Policies that consist of setting targets to be met via unknown actions are generally not included in the set of policy control levers offered by the EPS. However, there are certain exceptions, where the main considerations are economic and technical, and the EPS has built-in decision-making logic. For example, the model decides what types of new power plants utilities will build, accounting for various costs and grid flexibility needs. The EPS includes a Renewable Portfolio Standard / Clean Energy Standard policy, which specifies a target: the share of clean electricity to be generated. Since this operates within a fairly narrow domain supported by an EPS decision-making framework, we are able to include a policy that specifies a target and lets the EPS build power plants to meet it, rather than specifying which plant types to build.

The fact that most policies in the EPS imply actions does not mean that the EPS cannot help a user understand the effect of a policy that sets a target. In fact, there are many (likely infinitely many) different combinations of actions that would result in compliance with an achievable target. The Testing Policy Permutations Python script enables users to search across many of combinations of policy settings to find ones that optimize particular outputs.
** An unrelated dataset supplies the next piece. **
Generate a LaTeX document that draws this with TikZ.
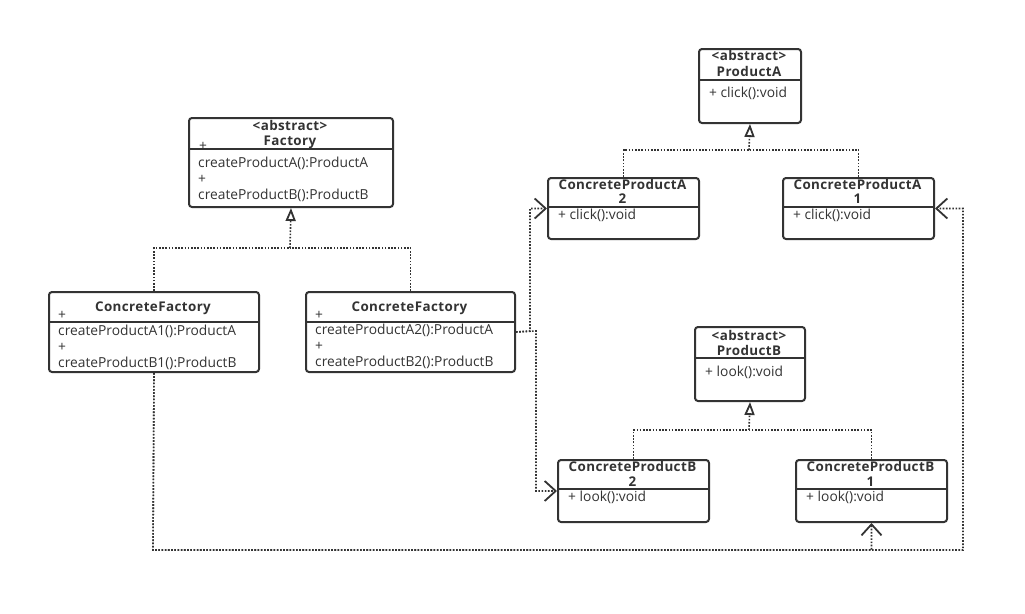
\documentclass[tikz,border=0pt]{standalone}
\usepackage{fontspec}
\setmainfont{Open Sans}
\newfontfamily\ttlfont[LetterSpace=3]{Open Sans}
\usetikzlibrary{arrows.meta}
\definecolor{ink}{HTML}{333333}
\tikzset{
  box/.style={draw=ink, line width=2pt, rounded corners=3pt, anchor=north west, inner sep=0pt},
  divline/.style={draw=ink, line width=2pt},
  txt/.style={anchor=base west, inner sep=0pt, text=ink, font=\fontsize{13.8}{15}\selectfont},
  ttl/.style={anchor=base, inner sep=0pt, text=ink, font=\ttlfont\bfseries\fontsize{13.4}{15}\selectfont},
  dep/.style={draw=ink, line width=1.6pt, dash pattern=on 1.6pt off 1.6pt},
  inh/.style={dep, -{Triangle[open, length=13pt, width=10pt, line width=1.8pt]}},
  usearr/.style={dep, -{Straight Barb[length=11pt, width=20pt, line width=1.8pt]}}
}
\begin{document}
\begin{tikzpicture}[x=1pt, y=-1pt]
\useasboundingbox (0,0) rectangle (1025,613);
% boxes
\node[box, minimum width=204pt, minimum height=89pt] (fac) at (188,117) {};
\node[box, minimum width=210pt, minimum height=80pt] (cf1) at (48,291) {};
\node[box, minimum width=209pt, minimum height=80pt] (cf2) at (305,291) {};
\node[box, minimum width=102pt, minimum height=74pt] (pa) at (698,48) {};
\node[box, minimum width=151pt, minimum height=61pt] (cpa2) at (547,177) {};
\node[box, minimum width=151pt, minimum height=61pt] (cpa1) at (782,177) {};
\node[box, minimum width=110pt, minimum height=74pt] (pb) at (694,326) {};
\node[box, minimum width=151pt, minimum height=62pt] (cpb2) at (557,459) {};
\node[box, minimum width=151pt, minimum height=62pt] (cpb1) at (795,459) {};
% dividers
\draw[divline] (fac.west |- 0,149) -- (fac.east |- 0,149);
\draw[divline] (cf1.west |- 0,322) -- (cf1.east |- 0,322);
\draw[divline] (cf2.west |- 0,322) -- (cf2.east |- 0,322);
\draw[divline] (pa.west |- 0,80) -- (pa.east |- 0,80);
\draw[divline] (cpa2.west |- 0,207) -- (cpa2.east |- 0,207);
\draw[divline] (cpa1.west |- 0,207) -- (cpa1.east |- 0,207);
\draw[divline] (pb.west |- 0,358) -- (pb.east |- 0,358);
\draw[divline] (cpb2.west |- 0,489) -- (cpb2.east |- 0,489);
\draw[divline] (cpb1.west |- 0,489) -- (cpb1.east |- 0,489);
% texts: Factory
\node[ttl] (facs) at (290,130) {<abstract>};
\node[ttl] (facn) at (290,145) {Factory};
\node[txt] (facp) at (199,150) {+};
\node[txt] (fac1) at (198,167) {createProductA():ProductA};
\node[txt] (fac2) at (198,183) {+};
\node[txt] (fac3) at (198,199) {createProductB():ProductB};
% ConcreteFactory 1
\node[ttl] (cf1n) at (153,311) {ConcreteFactory};
\node[txt] (cf1p) at (58,319) {+};
\node[txt] (cf1a) at (58,335) {createProductA1():ProductA};
\node[txt] (cf1b) at (58,351) {+};
\node[txt] (cf1c) at (58,367) {createProductB1():ProductB};
% ConcreteFactory 2
\node[ttl] (cf2n) at (409.5,311) {ConcreteFactory};
\node[txt] (cf2p) at (315,319) {+};
\node[txt] (cf2a) at (315,334) {createProductA2():ProductA};
\node[txt] (cf2b) at (315,350) {+};
\node[txt] (cf2c) at (315,366) {createProductB2():ProductB};
% ProductA
\node[ttl] (pas) at (749,60) {<abstract>};
\node[ttl] (pan) at (749,76) {ProductA};
\node[txt] (pam) at (709,97) {+ click():void};
% ConcreteProductA2
\node[ttl] (cpa2n) at (622.5,189) {ConcreteProductA};
\node[ttl] (cpa2k) at (622.5,203) {2};
\node[txt] (cpa2m) at (558,219) {+ click():void};
% ConcreteProductA1
\node[ttl] (cpa1n) at (857.5,189) {ConcreteProductA};
\node[ttl] (cpa1k) at (857.5,203) {1};
\node[txt] (cpa1m) at (793,219) {+ click():void};
% ProductB
\node[ttl] (pbs) at (749,340) {<abstract>};
\node[ttl] (pbn) at (749,355) {ProductB};
\node[txt] (pbm) at (705,376) {+ look():void};
% ConcreteProductB2
\node[ttl] (cpb2n) at (632.5,471.5) {ConcreteProductB};
\node[ttl] (cpb2k) at (632.5,486) {2};
\node[txt] (cpb2m) at (568,501) {+ look():void};
% ConcreteProductB1
\node[ttl] (cpb1n) at (870.5,471.5) {ConcreteProductB};
\node[ttl] (cpb1k) at (870.5,486) {1};
\node[txt] (cpb1m) at (806,501) {+ look():void};
% connectors
\coordinate (fj) at (290,248);
\coordinate (aj) at (749,150);
\coordinate (bj) at (749,430);
\draw[dep] (cf1.north) |- (fj);
\draw[dep] (cf2.north) |- (fj);
\draw[inh] (fj) -- (fac.south);
\draw[dep] (cpa2.north) |- (aj);
\draw[dep] (cpa1.north) |- (aj);
\draw[inh] (aj) -- (pa.south);
\draw[dep] (cpb2.north) |- (bj);
\draw[dep] (cpb1.north) |- (bj);
\draw[inh] (bj) -- (pb.south);
\coordinate (r1) at (530,331);
\coordinate (r2) at (536,331);
\draw[usearr] (cf2.east) -- (r1) |- (cpa2.west);
\draw[usearr] (cf2.east) -- (r2) |- (cpb2.west);
\coordinate (bl) at (153,550);
\coordinate (br) at (963,550);
\draw[usearr] (cf1.south) -- (bl) -| (cpb1.south);
\draw[usearr] (cf1.south) -- (bl) -- (br) |- (cpa1.east);
\end{tikzpicture}
\end{document}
For example, if a user has a maximum allowable carbon emissions in mind (a carbon cap), he/she can perform thousands of runs of the model while varying policies of interest, discard all of the results with carbon emissions in excess of the cap, and sort the remaining scenarios by another metric of interest (such as least cost). The result will be a set of policies that imply specific actions that, when taken together, achieve the emissions target at least cost.

As of EPS 2.0.0, a Python script offers explicit support for more complex analysis when simulating a cap-and-trade policy, applied to one or across multiple sectors of the economy. The carbon tax and carbon cap policies can drive a variety of actions, but not all possible actions, that mitigate GHG emissions. For more details on which actions in the EPS are price-driven, see the documentation page that discusses how the EPS avoids double-counting policy effects.


This page was last updated in version 3.5.0.